Enfim, o “coringa corporativo” jamais deveria existir, pois a ficção pode transformar-se em realidade no ambiente corporativo, ou seja, permitir que um profissional exerça várias atividades que caracterizam de forma negativa uma evidente situação de acúmulo de funções é jogar com o azar e perder o jogo, pois pode acarretar à empresa ações trabalhistas.

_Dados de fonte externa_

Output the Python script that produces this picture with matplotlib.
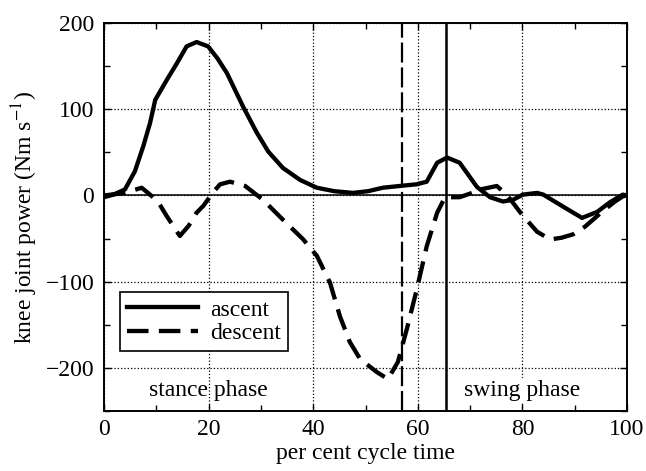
import matplotlib
matplotlib.use("Agg")
import matplotlib.pyplot as plt
from matplotlib.ticker import MultipleLocator

plt.rcParams['font.family'] = ['Liberation Serif', 'DejaVu Serif']
plt.rcParams['mathtext.fontset'] = 'stix'

# ascent (solid) knee power
asc_x = [0, 1.8, 4, 5.9, 7.5, 8.8, 9.8, 12, 14, 15.8, 17.7, 19.9, 21.7, 23.5, 26.6,
         29.2, 31.4, 34.2, 37.5, 40.7, 44, 47.6, 50.5, 53.3, 56.5, 59.8, 61.7, 63.7,
         65.6, 68, 71.3, 73.8, 76.3, 78.2, 80.1, 82.8, 84, 87.8, 91.4, 94.3, 96.7,
         99.2, 100]
asc_y = [-2, 1, 7, 28, 57, 84, 111, 134, 154, 173, 178, 173, 159, 142, 103,
         73, 51, 32, 18, 9, 5, 3, 5, 9, 11, 13, 16, 38,
         44, 38, 10, -2, -7, -5, 1, 3, 1, -13, -26, -19, -8,
         1, 0]

# descent (dashed)
desc_x = [0, 4, 7.2, 8.8, 10.4, 12, 14.5, 16.2, 17.7, 19, 20.9, 22.2, 24.1, 27, 30.4,
          34.2, 38.1, 40.7, 43.2, 45.1, 47, 49, 52.2, 54.3, 56.2, 57.9, 59.8, 61.7,
          63.7, 65.2, 68, 70.6, 71.9, 75.1, 77, 79.9, 82.8, 85.3, 87.5, 89.7, 92,
          95.4, 97.7, 99.2, 100]
desc_y = [0, 3, 9, 1, -8, -24, -47, -35, -20, -12, 4, 13, 16, 11, -5,
          -28, -51, -70, -101, -140, -170, -190, -205, -213, -193, -155, -109, -59,
          -20, -2, -2, 3.5, 7, 11, 1, -22, -42, -51, -49, -45, -36,
          -18, -7, -1, 0]

toe_off_desc = 57
toe_off_asc = 65.3

fig = plt.figure(figsize=(6.46, 4.71), dpi=100)
ax = fig.add_axes([0.161, 0.1274, 0.8096, 0.8236])

ax.plot(asc_x, asc_y, color='black', lw=3.1, label='ascent', zorder=4,
        solid_joinstyle='round')
ax.plot(desc_x, desc_y, color='black', lw=3.1, dashes=(5, 2.4), label='descent',
        zorder=4, dash_joinstyle='round')
ax.axhline(0, color='black', lw=1.1, zorder=3)
ax.axvline(toe_off_desc, color='black', lw=1.6, dashes=(9, 2.2), zorder=3)
ax.axvline(toe_off_asc, color='black', lw=1.8, zorder=3)

ax.set_xlim(0, 100)
ax.set_ylim(-250, 200)
ax.xaxis.set_major_locator(MultipleLocator(20))
ax.xaxis.set_minor_locator(MultipleLocator(10))
ax.yaxis.set_major_locator(MultipleLocator(100))
ax.yaxis.set_minor_locator(MultipleLocator(50))
ax.tick_params(which='both', direction='in', top=True, right=True, labelsize=17, width=1.0)
ax.tick_params(which='major', length=5)
ax.tick_params(which='minor', length=4)
ax.tick_params(axis='y', pad=7)
ax.tick_params(axis='x', pad=6)
ax.set_yticks([-200, -100, 0, 100, 200])
ax.set_yticklabels(['\u2212200', '\u2212100', '0', '100', '200'])
ax.grid(True, which='major', color='black', linestyle=':', lw=0.9)
for s in ax.spines.values():
    s.set_linewidth(1.4)

ax.set_xlabel('per cent cycle time', fontsize=17, labelpad=2)
ax.set_ylabel('knee joint power (Nm s$^{-1}$)', fontsize=17, labelpad=4)

ax.text(20, -226, 'stance phase', ha='center', va='center', fontsize=17, zorder=5)
ax.text(80, -226, 'swing phase', ha='center', va='center', fontsize=17, zorder=5,
        bbox=dict(facecolor='white', edgecolor='none', pad=1))

leg = ax.legend(loc='upper left', bbox_to_anchor=(0.031, 0.307), fontsize=17,
                frameon=True, fancybox=False, edgecolor='black', framealpha=1,
                handlelength=3.0, handletextpad=0.5, borderpad=0.3,
                labelspacing=0.1, borderaxespad=0)
leg.get_frame().set_linewidth(1.2)

plt.savefig('out.png', dpi=100)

Contudo, empresas que souberem identificar, conduzir e valorizar a versatilidade profissional no ambiente de trabalho estarão jogando com a carta da sorte e do sucesso, pois profissionais versáteis possuem uma alta capacidade de tolerar o estresse e sabem como administrar situações que exijam resiliência em momentos de crise.
Conclusão
O “coringa corporativo” acaba acumulando funções porque, basicamente, tem medo de perder seu emprego, o que caracteriza acomodação e não adaptação. Já o “profissional versátil” vence seu medo estando aberto para novos desafios e oportunidades, pois ser versátil não significa apenas melhorar o que se faz, mas sim ser capaz de fazer algo que nunca se fez antes, isso conduz à inovação.